The intake manifold gasket may develop and external engine oil or coolant leak. In some cases, an internal coolant leak may occur causing coolant to mix with the engine oil. Our technicians tell us that operating the engine  with a coolant/oil mix can result in internal engine damage. Replacing the intake manifold gasket should correct these leaks.

The passlock sensor in the ignition lock cylinder may fail causing an anti-theft system fault and a no start condition. Our technicians tell us that the ignition lock cylinder should be replace to correct this condition.

Timing gears may wear causing a mild to severe knocking noise from the front of the engine. Replacement of the timing gears is necessary.

The front window sash brackets may break causing the window to come off track. Our technicians tell us that new brackets are available and can be installed on the old window glass if it is not damaged.

The instrument panel and switch backlighting may fail due to a faulty dimmer control module. A failed module will require replacement.

The spark plug wire rubber boots may get soaked with oil, causing a misfire or rough idle.

It is common for the high pressure power steering rubber hoses to leak. Our technicians recommend replacing leaky rubber hoses to prevent the loss of power steering.

The ignition switch may fail causing a no start condition. This is not generally a theft system (passlock) issue because the security light does not illuminate or flash.

The turn signal switch may fail causing the hazard/turn signal flasher to continue to click even when the turn signal switch is off. Replacing the faulty turn signal switch will commonly correct this condition.

Illumination of the Check Engine Light may be the result of a loose or worn gas cap.

The spark plugs should be replaced every 100,000 miles. Our technicians recommend replacing the spark plug wires also at this time.
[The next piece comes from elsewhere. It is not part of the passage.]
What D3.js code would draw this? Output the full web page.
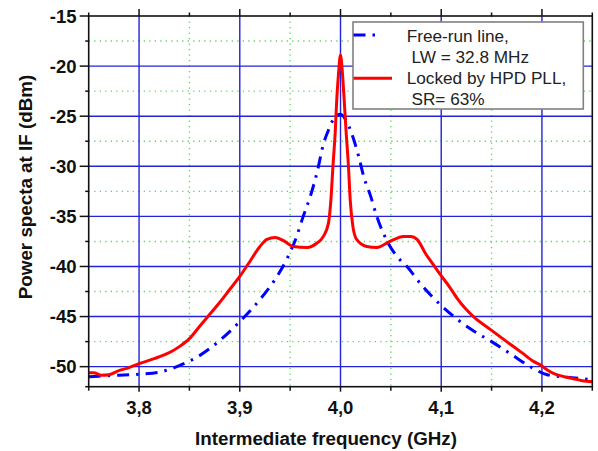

You may be able to prevent transmission problems by servicing the transmission and inspecting the fluid every 30,000 miles. If the fluid is dark or burned then the transmission system should be completely flushed.

The rubber section of an automatic transmission cooler line may develop a fluid leak . In some cases the leaking section of hose can be replaced. In others, the complete cooler line must be replaced to correct this concern.

A coolant leak may develop from the water pump. The engine may overheat as a result of the coolant loss. A leaking water pump should be replaced.